A multiplex test that can analyze tumors for over 200 genes is now available from Foundation Medicine Inc., the Wall Street Journal reported today. The test will be used by Novartis, Sanofi SA, Johnson & Johnson and Celgene to analyze patients in early-stage clinical trials of new cancer drugs to identify patients most likely to benefit from the drug and to accelerate the drug approval process. An example of an expedited approval using genetic testing is the approval of the drug Xalkori developed by Prizer, Inc. to treat patients with a rare form of lung cancer. The cancer has been linked to a gene called ALK. Pfizer used the correlation and a genetic test for the marker to quickly select patients most likely to benefit from the treatment. The drug was approved in just four years based on studies involving a total of 255 patients. This is a significant advancement. Historically, it is reported that the cost to develop a new drug takes up to a decade, thousands of patients and $1 billion in research and development.

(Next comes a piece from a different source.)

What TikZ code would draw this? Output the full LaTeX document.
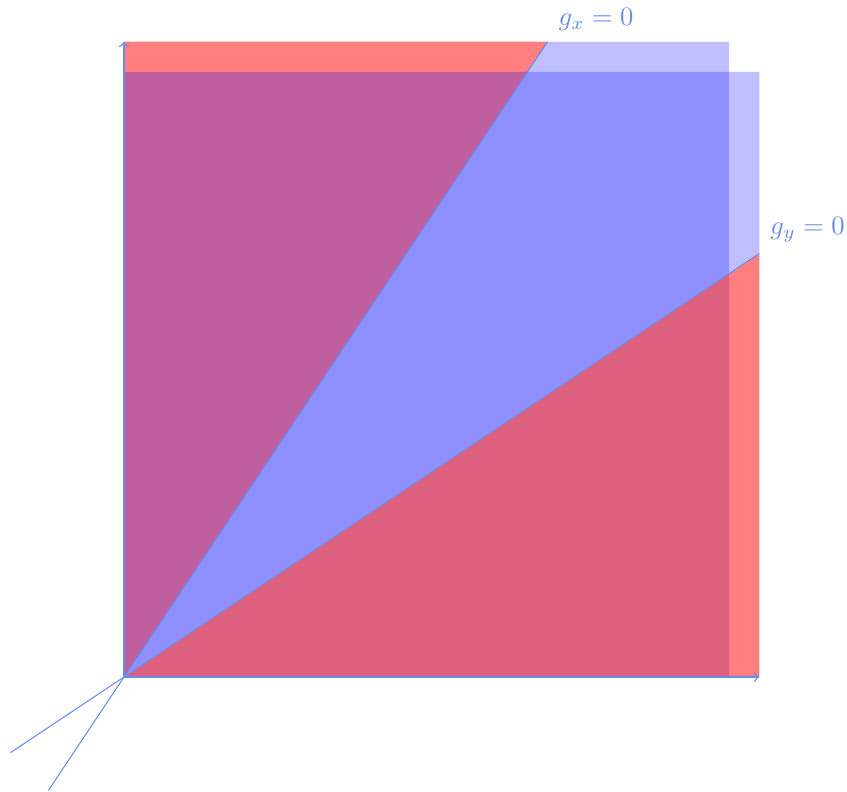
\documentclass[tikz,border=0pt]{standalone}
\usetikzlibrary{arrows}
\definecolor{linecol}{RGB}{105,140,230}
\begin{document}
\begin{tikzpicture}[x=4cm,y=4cm,
  redfill/.style={fill=red,fill opacity=0.5},
  bluefill/.style={fill=blue,fill opacity=0.25},
  gline/.style={draw=linecol,line width=0.4pt},
  axis/.style={draw=linecol,line width=0.5pt,->},
  glabel/.style={text=linecol,anchor=south west,inner sep=2pt}]
\useasboundingbox (-0.4099,-0.3769) rectangle (2.390,2.238);
\coordinate (O) at (0,0);
\coordinate (GxTop) at (1.4,2.1);
\coordinate (GxLow) at (-0.25,-0.375);
\coordinate (GyTop) at (2.1,1.4);
\coordinate (GyLow) at (-0.375,-0.25);
\coordinate (Xend) at (2.1,0);
\coordinate (Yend) at (0,2.1);
% set A
\fill[redfill] (O) -- (0,2.1) -- (GxTop) -- cycle;
\fill[bluefill] (O) -- (GxTop) -- (2,2.1) -- (2,0) -- cycle;
% set B
\fill[bluefill] (O) -- (0,2) -- (2.1,2) -- (GyTop) -- cycle;
\fill[redfill] (O) -- (GyTop) -- (2.1,0) -- cycle;
% lines
\draw[gline] (GxLow) -- (GxTop);
\draw[gline] (GyLow) -- (GyTop);
\draw[axis] (O) -- (Xend);
\draw[axis] (O) -- (Yend);
\node[glabel] (lx) at ([xshift=2pt,yshift=2pt]GxTop) {$g_x=0$};
\node[glabel] (ly) at ([xshift=2pt,yshift=2pt]GyTop) {$g_y=0$};
\end{tikzpicture}
\end{document}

There are several tests on the market that analyze a single gene, one at time or maybe a handful of genes. However, just testing one gene isn’t enough in complex diseases like cancer which are now known to involve the interaction of many genes. Dr. William Pao, director of personalized cancer medicine at Vanderbilt University Medical Center, Nashville, Tennesee noted that testing patients for each gene related to a cancer or therapy would be “very onerous, expensive and time-consuming. The nice thing about platforms like the one Foundation has is that it detects all of them at the same time.”
The Journal reported that a commercial version of the test was made available last week with a list price of $5,800.